Repeat the material exactly from its first line to the line that includes "const tyY = [3.2, 0.96, 0.2, -0.05, -0.37, -0.84, -1.24, -2.19];". Skip pictures.
### Recorded information ###
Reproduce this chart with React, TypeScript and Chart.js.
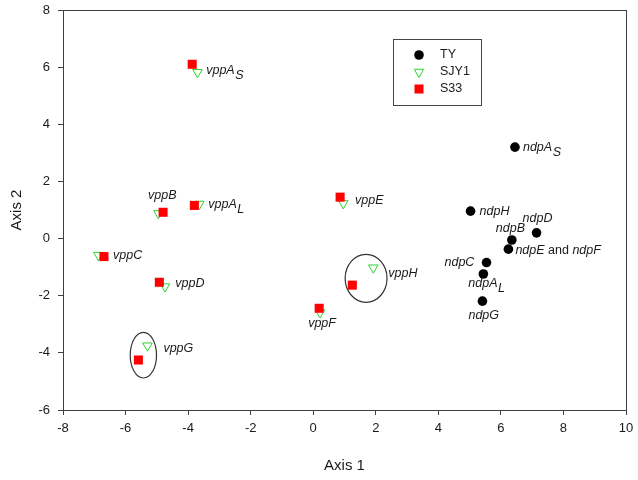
import React, { useEffect, useRef } from 'react';
import { Chart, registerables } from 'chart.js';
Chart.register(...registerables);

const seriesNames = ['TY', 'SJY1', 'S33'];

// TY (ndp genes)
const tyLabels = ['ndpA_S', 'ndpH', 'ndpD', 'ndpB', 'ndpE and ndpF', 'ndpC', 'ndpA_L', 'ndpG'];
const tyX = [6.45, 5.03, 7.14, 6.35, 6.24, 5.54, 5.44, 5.41];
const tyY = [3.2, 0.96, 0.2, -0.05, -0.37, -0.84, -1.24, -2.19];

// vpp genes (SJY1 and S33 share labels)
const vppLabels = ['vppA_S', 'vppB', 'vppA_L', 'vppE', 'vppC', 'vppD', 'vppG', 'vppF', 'vppH'];
const sjyX = [-3.7, -4.95, -3.64, 0.96, -6.87, -4.74, -5.3, 0.22, 1.92];
const sjyY = [5.82, 0.88, 1.21, 1.23, -0.58, -1.68, -3.75, -2.59, -1.02];
const s33X = [-3.87, -4.8, -3.8, 0.86, -6.69, -4.92, -5.59, 0.19, 1.25];
const s33Y = [6.1, 0.92, 1.16, 1.45, -0.63, -1.53, -4.25, -2.44, -1.63];

// ellipses (data units)
const ellipseCX = [-5.43, 1.69];
const ellipseCY = [-4.08, -1.39];
const ellipseRX = [0.42, 0.67];
const ellipseRY = [0.8, 0.84];

const xMin = -8, xMax = 10, yMin = -6, yMax = 8, tickStep = 2;
const xTitle = 'Axis 1';
const yTitle = 'Axis 2';

// label pixel offsets from their point
const tyLabelDX = [8, 9, -14, -16, 7, -42, -15, -14];
const tyLabelDY = [0, 0, -14, -11, 1, 0, 10, 14];
const vppLabelDX = [14, -15, 14, 15, 9, 16, 25, -11, 36];
const vppLabelDY = [6, -17, -1, 3, -1, 1, -11, 15, -12];

const FONT = '"Liberation Sans", Arial, sans-serif';
const TEXT = '#1a1a1a';
const AXIS = '#404040';
const GREEN = '#2bd42b';
const RED = '#ff0000';
const LABEL_SIZE = 12.5;

function drawLabel(ctx: CanvasRenderingContext2D, text: string, x: number, y: number) {
  ctx.save();
  ctx.textBaseline = 'middle';
  ctx.textAlign = 'left';
  ctx.fillStyle = TEXT;
  const words = text.split(' ');
  let cx = x;
  words.forEach((w, i) => {
    const part = (i > 0 ? ' ' : '') + w;
    if (w === 'and') {
      ctx.font = `${LABEL_SIZE}px ${FONT}`;
      ctx.fillText(part, cx, y);
      cx += ctx.measureText(part).width;
      return;
    }
    ctx.font = `italic ${LABEL_SIZE}px ${FONT}`;
    const [main, sub] = part.split('_');
    ctx.fillText(main, cx, y);
    cx += ctx.measureText(main).width;
    if (sub) {
      ctx.fillText(sub, cx + 0.5, y + 5);
      cx += ctx.measureText(sub).width + 0.5;
    }
  });
  ctx.restore();
}

function drawMarker(ctx: CanvasRenderingContext2D, kind: number, x: number, y: number) {
  ctx.save();
  if (kind === 0) {
    ctx.fillStyle = '#000';
    ctx.beginPath();
    ctx.arc(x, y, 4.8, 0, Math.PI * 2);
    ctx.fill();
  } else if (kind === 1) {
    const r = 5.5;
    ctx.strokeStyle = GREEN;
    ctx.lineWidth = 1;
    ctx.beginPath();
    ctx.moveTo(x, y + r);
    ctx.lineTo(x - r * 0.866, y - r / 2);
    ctx.lineTo(x + r * 0.866, y - r / 2);
    ctx.closePath();
    ctx.stroke();
  } else {
    ctx.fillStyle = RED;
    ctx.fillRect(x - 4.5, y - 4.5, 9, 9);
  }
  ctx.restore();
}

const overlayPlugin = {
  id: 'overlay',
  beforeDatasetsDraw(chart: any) {
    const { ctx, scales } = chart;
    const xs = scales.x, ys = scales.y;
    ctx.save();
    ctx.strokeStyle = '#333';
    ctx.lineWidth = 1.2;
    for (let i = 0; i < ellipseCX.length; i++) {
      const cx = xs.getPixelForValue(ellipseCX[i]);
      const cy = ys.getPixelForValue(ellipseCY[i]);
      const rx = Math.abs(xs.getPixelForValue(ellipseCX[i] + ellipseRX[i]) - cx);
      const ry = Math.abs(ys.getPixelForValue(ellipseCY[i] + ellipseRY[i]) - cy);
      ctx.beginPath();
      ctx.ellipse(cx, cy, rx, ry, 0, 0, Math.PI * 2);
      ctx.stroke();
    }
    ctx.restore();
  },
  afterDraw(chart: any) {
    const { ctx, scales, chartArea } = chart;
    const xs = scales.x, ys = scales.y;
    // frame
    ctx.save();
    ctx.strokeStyle = AXIS;
    ctx.lineWidth = 1;
    ctx.strokeRect(Math.round(chartArea.left) + 0.5, Math.round(chartArea.top) + 0.5,
      Math.round(chartArea.right - chartArea.left), Math.round(chartArea.bottom - chartArea.top));
    ctx.restore();
    // point labels
    tyLabels.forEach((t, i) => {
      drawLabel(ctx, t, xs.getPixelForValue(tyX[i]) + tyLabelDX[i], ys.getPixelForValue(tyY[i]) + tyLabelDY[i]);
    });
    vppLabels.forEach((t, i) => {
      drawLabel(ctx, t, xs.getPixelForValue(s33X[i]) + vppLabelDX[i], ys.getPixelForValue(s33Y[i]) + vppLabelDY[i]);
    });
    // axis titles
    ctx.save();
    ctx.fillStyle = TEXT;
    ctx.font = `15px ${FONT}`;
    ctx.textAlign = 'center';
    ctx.textBaseline = 'middle';
    ctx.fillText(xTitle, (chartArea.left + chartArea.right) / 2, 466);
    ctx.translate(17, (chartArea.top + chartArea.bottom) / 2);
    ctx.rotate(-Math.PI / 2);
    ctx.fillText(yTitle, 0, 0);
    ctx.restore();
    // legend
    ctx.save();
    ctx.strokeStyle = '#444';
    ctx.lineWidth = 1;
    ctx.strokeRect(393.5, 39.5, 88, 66);
    ctx.font = `12.5px ${FONT}`;
    ctx.fillStyle = TEXT;
    ctx.textBaseline = 'middle';
    ctx.textAlign = 'left';
    seriesNames.forEach((n, i) => {
      const y = 55 + i * 17;
      drawMarker(ctx, i, 419, y);
      ctx.fillText(n, 440, y);
    });
    ctx.restore();
  },
};

export default function App() {
  const ref = useRef<HTMLCanvasElement>(null);
  useEffect(() => {
    if (!ref.current) return;
    const tickFont = { family: FONT, size: 13 };
    const chart = new Chart(ref.current, {
      type: 'scatter',
      data: {
        datasets: [
          {
            label: seriesNames[0],
            data: tyX.map((x, i) => ({ x, y: tyY[i] })),
            pointStyle: 'circle',
            pointRadius: 4.8,
            backgroundColor: '#000',
            borderColor: '#000',
            borderWidth: 0,
            order: 3,
          },
          {
            label: seriesNames[1],
            data: sjyX.map((x, i) => ({ x, y: sjyY[i] })),
            pointStyle: 'triangle',
            rotation: 180,
            pointRadius: 5.5,
            backgroundColor: 'rgba(0,0,0,0)',
            borderColor: GREEN,
            borderWidth: 1,
            order: 2,
          },
          {
            label: seriesNames[2],
            data: s33X.map((x, i) => ({ x, y: s33Y[i] })),
            pointStyle: 'rect',
            pointRadius: 6.4,
            backgroundColor: RED,
            borderColor: RED,
            borderWidth: 0,
            order: 1,
          },
        ],
      },
      options: {
        animation: false,
        responsive: false,
        devicePixelRatio: 1,
        layout: { padding: { left: 0, top: 10, right: 12, bottom: 0 } },
        plugins: { legend: { display: false }, tooltip: { enabled: false } },
        scales: {
          x: {
            type: 'linear',
            position: 'bottom',
            min: xMin,
            max: xMax,
            ticks: { stepSize: tickStep, font: tickFont, color: TEXT, padding: 6, maxRotation: 0 },
            grid: { drawOnChartArea: false, drawTicks: true, tickLength: 5, color: AXIS },
            border: { display: true, color: AXIS },
            afterFit: (s: any) => { s.height = 70; s.paddingLeft = 0; s.paddingRight = 0; },
          },
          y: {
            type: 'linear',
            position: 'left',
            min: yMin,
            max: yMax,
            ticks: { stepSize: tickStep, font: tickFont, color: TEXT, padding: 8 },
            grid: { drawOnChartArea: false, drawTicks: true, tickLength: 5, color: AXIS },
            border: { display: true, color: AXIS },
            afterFit: (s: any) => { s.width = 63; s.paddingTop = 0; s.paddingBottom = 0; },
          },
        },
      },
      plugins: [overlayPlugin],
    } as any);
    return () => chart.destroy();
  }, []);
  return (
    <div style={{ position: 'fixed', left: 0, top: 0, width: 638, height: 480, background: '#fff' }}>
      <canvas ref={ref} width={638} height={480} />
    </div>
  );
}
###
Written solution:
Reproduce this chart with React, TypeScript and Chart.js.
import React, { useEffect, useRef } from 'react';
import { Chart, registerables } from 'chart.js';
Chart.register(...registerables);

const seriesNames = ['TY', 'SJY1', 'S33'];

// TY (ndp genes)
const tyLabels = ['ndpA_S', 'ndpH', 'ndpD', 'ndpB', 'ndpE and ndpF', 'ndpC', 'ndpA_L', 'ndpG'];
const tyX = [6.45, 5.03, 7.14, 6.35, 6.24, 5.54, 5.44, 5.41];
const tyY = [3.2, 0.96, 0.2, -0.05, -0.37, -0.84, -1.24, -2.19];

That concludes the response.